В качестве параллели этим обычаям можно указать на ритуальные практики у русских, включавшие различные манипуляции с троицкой зеленью (“плакать на цветы” и “оплакивание и похороны кукушки”), где в качестве ритуального объекта выступала изготовленная из различных растений куколка. Обычай “плакать на цветы” или “ронять слезы” на троицкую зелень следует рассматривать в контексте различения “молодых” и “старых” покойников: в индоевропейской мифологии душа человека, умершего молодым, продолжает существовать, вселяясь в растения, поэтому троицкая зелень или цветы на могиле символизируют ее временную реинкарнацию во время “русальной недели”, а оплакивание должно дать ей силу и поддержать ее существование на этот период. Характерна также связь этих ритуальных плачей с вызыванием дождя. Мирча Элиаде формулирует эту идею так: “Человеческая жизнь должна быть прожит а полностью, чтобы истощить все свои возможности творчества и выражения; если она прерывается внезапно, насильственной смертью, то она будет стремиться продолжаться в какой-нибудь иной форме: растения, плода, цветка”. Отсюда распространенный мотив, что на полях сражений, где полегло немало героев, обычно вырастают шиповник или розы. Причем в народных верованиях особо подчеркивается роль оплакивания в посмертном существовании души. Так, крестьяне Владимирской губ. считали, что страдания душ усопших можно облегчить служением заупокойных литургий и плачем “в голос” (а не “тихими слезами скорби, от которых умерший еще больше мучается”). У русских значение плача во время календарных праздников, посвященных памяти усопших, подчеркивается такими их народными названиями как “плак у щая-радун и ца” или просто “плак у чая”.
Таким образом, плач на могилах, равно как и возложение цветов и зелени на могилы, направлены как на “упокоение”, так и на временное возрождение, “побуждение” мертвецов, мотивируемое различными ритуально-обрядовыми целями.
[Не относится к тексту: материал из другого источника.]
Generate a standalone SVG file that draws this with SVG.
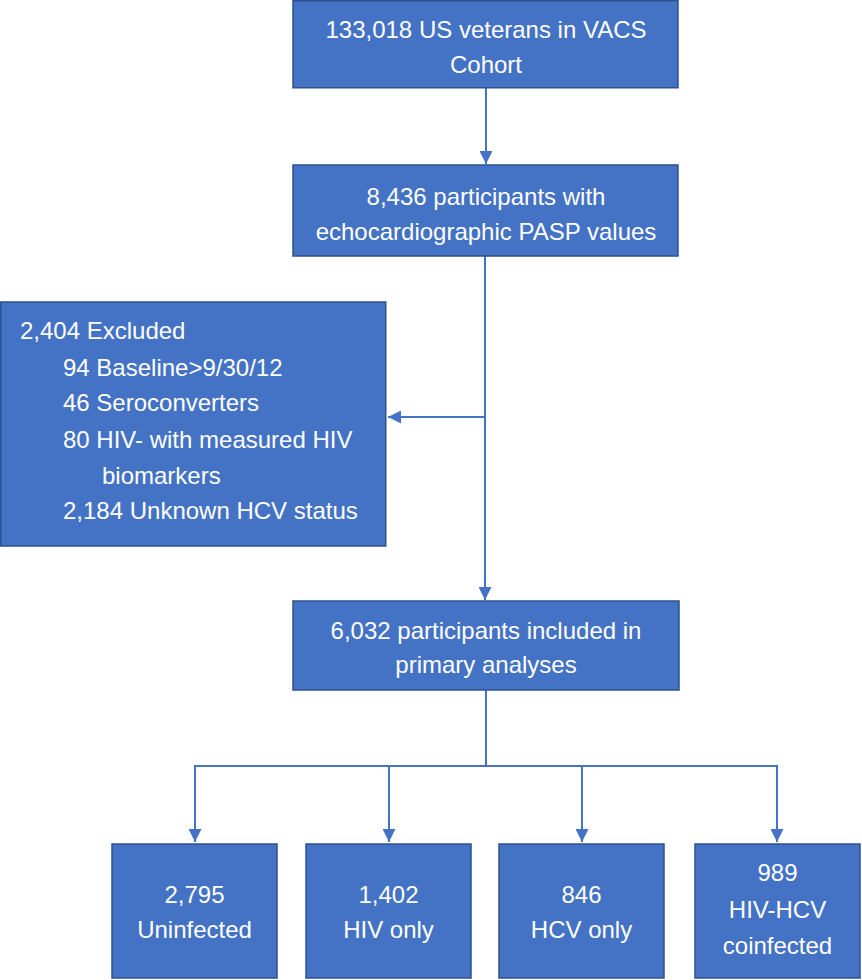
<svg xmlns="http://www.w3.org/2000/svg" width="862" height="980" viewBox="0 0 862 980">
<defs>
<marker id="ah" viewBox="0 0 10 10" refX="10" refY="5" markerWidth="6.5" markerHeight="6.5" markerUnits="strokeWidth" orient="auto">
<path d="M0,0 L10,5 L0,10 Z" fill="#4472C4"/>
</marker>
<style>
.box{fill:#4472C4;stroke:#2F528F;stroke-width:1.5}
.t{font-family:"Liberation Sans",Arial,sans-serif;font-size:24px;fill:#ffffff}
.c{text-anchor:middle}
.ln{fill:none;stroke:#4472C4;stroke-width:2}
</style>
</defs>
<rect width="862" height="980" fill="#ffffff"/>
<g id="connectors">
<line class="ln" x1="486" y1="88" x2="486" y2="164" marker-end="url(#ah)"/>
<line class="ln" x1="485" y1="256" x2="485" y2="600" marker-end="url(#ah)"/>
<line class="ln" x1="485" y1="417" x2="388" y2="417" marker-end="url(#ah)"/>
<line class="ln" x1="486" y1="690" x2="486" y2="766"/>
<polyline class="ln" points="195,766 777,766"/>
<line class="ln" x1="195" y1="765" x2="195" y2="842" marker-end="url(#ah)"/>
<line class="ln" x1="389" y1="765" x2="389" y2="842" marker-end="url(#ah)"/>
<line class="ln" x1="582" y1="765" x2="582" y2="842" marker-end="url(#ah)"/>
<line class="ln" x1="777" y1="765" x2="777" y2="842" marker-end="url(#ah)"/>
</g>
<g id="n1">
<rect class="box" x="293" y="0.75" width="385" height="87"/>
<text class="t c" x="486" y="38">133,018 US veterans in VACS</text>
<text class="t c" x="486" y="73">Cohort</text>
</g>
<g id="n2">
<rect class="box" x="293" y="165" width="385" height="91"/>
<text class="t c" x="486" y="205">8,436 participants with</text>
<text class="t c" x="486" y="240">echocardiographic PASP values</text>
</g>
<g id="n3">
<rect class="box" x="0.75" y="302" width="385" height="244"/>
<text class="t" x="20" y="339">2,404 Excluded</text>
<text class="t" x="63" y="376">94 Baseline&gt;9/30/12</text>
<text class="t" x="63" y="411">46 Seroconverters</text>
<text class="t" x="63" y="448">80 HIV- with measured HIV</text>
<text class="t" x="102" y="484">biomarkers</text>
<text class="t" x="63" y="519">2,184 Unknown HCV status</text>
</g>
<g id="n4">
<rect class="box" x="293" y="601" width="386" height="89"/>
<text class="t c" x="486" y="639">6,032 participants included in</text>
<text class="t c" x="486" y="673">primary analyses</text>
</g>
<g id="n5">
<rect class="box" x="112" y="844" width="165" height="134"/>
<text class="t c" x="194.5" y="903">2,795</text>
<text class="t c" x="194.5" y="938">Uninfected</text>
</g>
<g id="n6">
<rect class="box" x="306" y="844" width="165" height="134"/>
<text class="t c" x="388.5" y="903">1,402</text>
<text class="t c" x="388.5" y="938">HIV only</text>
</g>
<g id="n7">
<rect class="box" x="499" y="844" width="165" height="134"/>
<text class="t c" x="581.5" y="903">846</text>
<text class="t c" x="581.5" y="938">HCV only</text>
</g>
<g id="n8">
<rect class="box" x="695" y="844" width="165" height="134"/>
<text class="t c" x="777.5" y="881">989</text>
<text class="t c" x="777.5" y="918">HIV-HCV</text>
<text class="t c" x="777.5" y="954">coinfected</text>
</g>
</svg>
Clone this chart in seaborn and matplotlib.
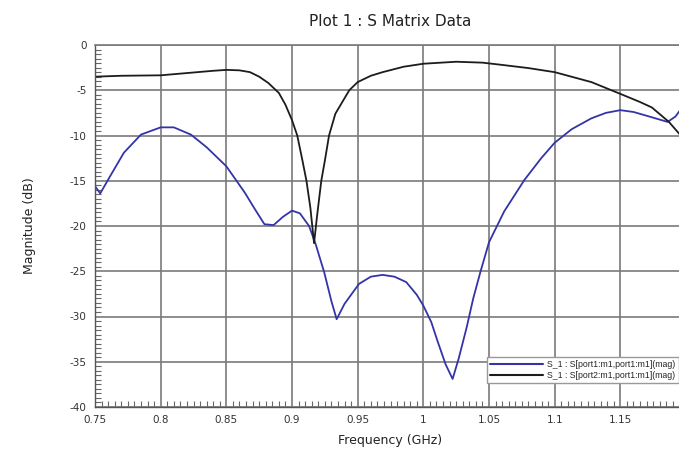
import numpy as np
import pandas as pd
import matplotlib
matplotlib.use("Agg")
import matplotlib.pyplot as plt
import seaborn as sns
from matplotlib.ticker import MultipleLocator, FixedLocator

# ---- data ----
freq_s11 = [0.750, 0.754, 0.7615, 0.772, 0.785, 0.800, 0.810, 0.823, 0.835, 0.850,
            0.864, 0.872, 0.879, 0.886, 0.893, 0.900, 0.906, 0.913, 0.918, 0.9245,
            0.930, 0.934, 0.940, 0.951, 0.960, 0.969, 0.978, 0.987, 0.995, 1.000,
            1.006, 1.011, 1.017, 1.0223, 1.027, 1.033, 1.038, 1.0436, 1.050, 1.0615,
            1.0677, 1.077, 1.0898, 1.100, 1.113, 1.128, 1.139, 1.150, 1.160, 1.172,
            1.186, 1.192, 1.199]
mag_s11 = [-15.6, -16.4, -14.5, -11.9, -9.9, -9.1, -9.1, -9.9, -11.3, -13.4,
           -16.3, -18.2, -19.8, -19.9, -19.0, -18.3, -18.6, -20.0, -22.0, -25.1,
           -28.3, -30.3, -28.6, -26.4, -25.6, -25.4, -25.6, -26.2, -27.6, -28.8,
           -30.6, -32.8, -35.3, -36.9, -34.6, -31.2, -28.0, -25.0, -21.8, -18.4,
           -17.0, -14.9, -12.5, -10.8, -9.3, -8.1, -7.5, -7.2, -7.4, -7.9,
           -8.5, -7.9, -6.5]

freq_s21 = [0.750, 0.770, 0.800, 0.820, 0.840, 0.850, 0.860, 0.868, 0.875, 0.882,
            0.890, 0.895, 0.900, 0.904, 0.908, 0.911, 0.914, 0.9168, 0.919, 0.9223,
            0.925, 0.9282, 0.933, 0.9436, 0.950, 0.960, 0.969, 0.985, 1.000, 1.025,
            1.045, 1.060, 1.080, 1.100, 1.128, 1.150, 1.165, 1.174, 1.187, 1.199]
mag_s21 = [-3.5, -3.4, -3.35, -3.1, -2.85, -2.75, -2.8, -3.0, -3.5, -4.2,
           -5.3, -6.6, -8.3, -10.0, -12.8, -15.0, -18.0, -21.9, -19.0, -15.0,
           -12.8, -10.0, -7.6, -5.0, -4.1, -3.4, -3.0, -2.4, -2.07, -1.85,
           -1.95, -2.2, -2.55, -3.0, -4.1, -5.4, -6.3, -6.9, -8.5, -10.5]

series_names = ["S_1 : S[port1:m1,port1:m1](mag)",
                "S_1 : S[port2:m1,port1:m1](mag)"]
x_ticks = [0.75, 0.8, 0.85, 0.9, 0.95, 1.0, 1.05, 1.1, 1.15, 1.2]
x_tick_labels = ["0.75", "0.8", "0.85", "0.9", "0.95", "1", "1.05", "1.1", "1.15", "1.2"]
y_ticks = [0, -5, -10, -15, -20, -25, -30, -35, -40]

df = pd.concat([
    pd.DataFrame({"freq": freq_s11, "mag": mag_s11, "trace": series_names[0]}),
    pd.DataFrame({"freq": freq_s21, "mag": mag_s21, "trace": series_names[1]}),
], ignore_index=True)

sns.set_style("white")
plt.rcParams["font.family"] = ["DejaVu Sans"]

fig = plt.figure(figsize=(6.79, 4.53), dpi=100)
ax = fig.add_axes([95 / 679, 1 - 407 / 453, (686 - 95) / 679, 362 / 453])

sns.lineplot(data=df, x="freq", y="mag", hue="trace", sort=False,
             palette={series_names[0]: "#3434a8", series_names[1]: "#1c1c1c"},
             linewidth=1.3, ax=ax, legend=True)

ax.set_xlim(0.75, 1.2)
ax.set_ylim(-40, 0)
ax.xaxis.set_major_locator(FixedLocator(x_ticks))
ax.set_xticklabels(x_tick_labels)
ax.yaxis.set_major_locator(FixedLocator(y_ticks))
ax.set_yticklabels([str(v) for v in y_ticks])
ax.xaxis.set_minor_locator(MultipleLocator(0.005))
ax.yaxis.set_minor_locator(MultipleLocator(0.5))

ax.grid(True, which="major", color="#7a7a7a", linewidth=1.2)
ax.set_axisbelow(True)
ax.tick_params(axis="both", which="both", bottom=True, left=True, top=False, right=False)
ax.tick_params(axis="both", which="major", direction="in", length=0,
               labelsize=7.5, labelcolor="#333333", pad=6)
ax.tick_params(axis="both", which="minor", direction="in", length=4,
               color="#666666", width=0.8)
for side in ["left", "bottom"]:
    ax.spines[side].set_color("#555555")
    ax.spines[side].set_linewidth(1.0)
for side in ["top", "right"]:
    ax.spines[side].set_color("#7a7a7a")
    ax.spines[side].set_linewidth(1.2)

ax.set_title("Plot 1 : S Matrix Data", fontsize=11, color="#222222", pad=14)
ax.set_xlabel("Frequency (GHz)", fontsize=9, color="#222222", labelpad=6)
ax.set_ylabel("Magnitude (dB)", fontsize=9, color="#222222", labelpad=24)

leg = ax.legend(loc="lower left", bbox_to_anchor=(0.663, 0.066),
                prop={"family": ["Liberation Sans", "DejaVu Sans"], "size": 6.3},
                frameon=True, fancybox=False, handlelength=6.0,
                borderpad=0.4, labelspacing=0.15, handletextpad=0.5,
                borderaxespad=0.0)
leg.get_frame().set_edgecolor("#999999")
leg.get_frame().set_linewidth(1.0)
leg.get_frame().set_alpha(1.0)
for line in leg.get_lines():
    line.set_linewidth(1.5)

fig.savefig("out.png", dpi=100)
По-видимому, именно верой в живительную силу слез мотивированы некоторые варианты “мужского плача”: например, оплакивание павших на поле боя или умирающих соратников (см. ниже).
В народных верованиях отражена и негативная сторона оплакивания. Считалось, что “плакать по покойнику — грех, ибо все выплаканные слезы накладываются на него на том свете, причем каждая слеза становится весом в пуд”. В хантыйской сказке герой, провалившийся в нижний мир, очнувшись, обнаруживает, что он “плачет и воет” и “место, на котором он лежал, от слёз залито водой”. Именно это и способствовало его пробуждению. Поэтому “если сильно плакать, покойный будет сниться, обижаться: ему там хуже. От сильного плача он может стать ходячим мертвецом, пужайлом”. То есть, согласно народным представлениям, слезы проливаются непосредственно на останки оплакиваемого человека и не дают ему покоя (“не дают ему спать”).
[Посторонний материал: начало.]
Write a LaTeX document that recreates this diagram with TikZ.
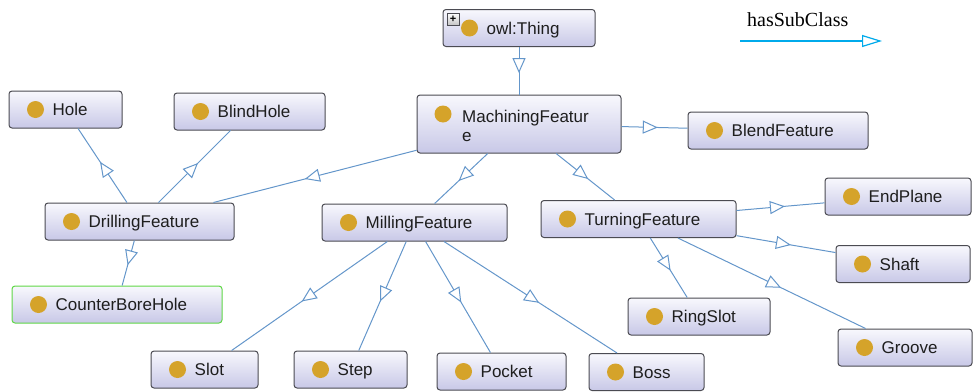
\documentclass[tikz,border=0pt]{standalone}
\usepackage{fontspec}
\setmainfont{Liberation Sans}
\newfontfamily\legendfont{Liberation Serif}
\usetikzlibrary{arrows.meta,decorations.markings}

\definecolor{edgecol}{RGB}{100,150,202}
\definecolor{nodeline}{RGB}{75,75,82}
\definecolor{nodetop}{RGB}{248,248,253}
\definecolor{nodebot}{RGB}{200,200,231}
\definecolor{dotcol}{RGB}{213,163,42}
\definecolor{greenline}{RGB}{95,215,70}
\definecolor{legendcol}{RGB}{0,170,235}
\definecolor{txtcol}{RGB}{30,30,30}

\tikzset{
  clsbox/.style={rectangle, rounded corners=3pt, line width=1pt,
    top color=nodetop, bottom color=nodebot, minimum height=37pt, inner sep=0pt},
  clsdot/.style={circle, fill=dotcol, minimum size=17pt, inner sep=0pt},
  clstext/.style={text=txtcol, inner sep=0pt, font=\fontsize{17}{20}\selectfont},
  plusbox/.style={rectangle, draw=nodeline, line width=0.6pt, top color=white,
    bottom color=gray!45, minimum size=12pt, inner sep=0pt,
    font=\bfseries\fontsize{11}{11}\selectfont},
  sub/.style={draw=edgecol, line width=1pt, postaction={decorate},
    decoration={markings, mark=at position 0.55 with
      {\arrow{Triangle[length=15pt,width=13pt,fill=white,line width=1pt]}}}},
}

% class box: [border colour]{name}{centre}{width}{label}
\newcommand\ontocls[5][nodeline]{%
  \node[clsbox, draw=#1, minimum width=#4] (#2) at (#3) {};
  \node[clsdot] (#2-dot) at ([xshift=27pt]#2.west) {};
  \node[clstext, anchor=base west] (#2-t) at ([xshift=44pt,yshift=-6pt]#2.west) {#5};
}

\begin{document}
\begin{tikzpicture}[x=1pt,y=-1pt]
\useasboundingbox (0,0) rectangle (973,391);

% classes
\ontocls{thing}{519,28}{152}{owl:Thing}
\node[plusbox] (thing-plus) at (453,19) {+};

\node[clsbox, draw=nodeline, minimum width=204pt, minimum height=58pt] (mach) at (519,124) {};
\node[clsdot] (mach-dot) at (443,114) {};
\node[clstext, anchor=base west] (mach-t1) at (462,122) {MachiningFeatur};
\node[clstext, anchor=base west] (mach-t2) at (462,141) {e};

\ontocls{hole}{65.5,109.5}{113}{Hole}
\ontocls{blind}{249.5,111.5}{151}{BlindHole}
\ontocls{blend}{778,130.5}{180}{BlendFeature}
\ontocls{drill}{139.5,221.5}{189}{DrillingFeature}
\ontocls{mill}{414.5,222.5}{185}{MillingFeature}
\ontocls{turn}{638.5,219}{195}{TurningFeature}
\ontocls{endp}{898,196.5}{146}{EndPlane}
\ontocls{shaft}{903,264}{134}{Shaft}
\ontocls[greenline]{cbh}{117,304.5}{210}{CounterBoreHole}
\ontocls{ring}{699,316.5}{142}{RingSlot}
\ontocls{groove}{905,347.5}{134}{Groove}
\ontocls{slot}{204.5,369.5}{107}{Slot}
\ontocls{step}{350.5,369.5}{113}{Step}
\ontocls{pocket}{501.5,371.5}{129}{Pocket}
\ontocls{boss}{646.5,372}{115}{Boss}

% hasSubClass links
\draw[sub] (thing) -- (mach);
\draw[sub] (mach) -- (drill);
\draw[sub] (mach) -- (mill);
\draw[sub] (mach) -- (turn);
\draw[sub] (mach) -- (blend);
\draw[sub] (drill) -- (hole);
\draw[sub] (drill) -- (blind);
\draw[sub] (drill) -- (cbh);
\draw[sub] (mill) -- (slot);
\draw[sub] (mill) -- (step);
\draw[sub] (mill) -- (pocket);
\draw[sub] (mill) -- (boss);
\draw[sub] (turn) -- (endp);
\draw[sub] (turn) -- (shaft);
\draw[sub] (turn) -- (ring);
\draw[sub] (turn) -- (groove);

% legend
\node[anchor=base west, inner sep=0pt, text=black,
  font=\legendfont\fontsize{20}{22}\selectfont] (legend-t) at (747,26) {hasSubClass};
\coordinate (legend-a) at (740,41);
\coordinate (legend-b) at (882,41);
\draw[draw=legendcol, line width=1.2pt,
  -{Triangle[length=20pt,width=12pt,fill=white,line width=1.2pt]}] (legend-a) -- (legend-b);
\end{tikzpicture}
\end{document}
В славянской традиции змей-летун, символизирующий душу мертвеца, появляется, если родственники очень сильно плачут по покойнику, тем самым “подпитывая” его жизненной энергией и позволяя ему посещать их в облике хтонического существа. При этом при непосредственном общении “змей” выглядит как обычный человек, т.е. при помощи проливания слез достигается временное оживление покойного. Характерно, что в результате общения с умершим оплакивающий его человек “сохнет и изводится в щепку”, т.е. лишается жизненных сил и, если не применить специальных предохранительных мер, то умирает. Таким образом, у передачи силы при помощи слез есть и обратная сторона: плачущий эту силу теряет. И в этом, возможно, скрывается одна из главных причин запрета на “мужские слезы”, получившая мифологическое обоснование. Можно предположить, что это же является еще одним основанием для уже упоминавшегося нами обычая закрывать лицо руками при плаче. Тем самым плачущий стремится не дать возможность слезам пролиться, “оставить их (а следовательно и силу) при себе”.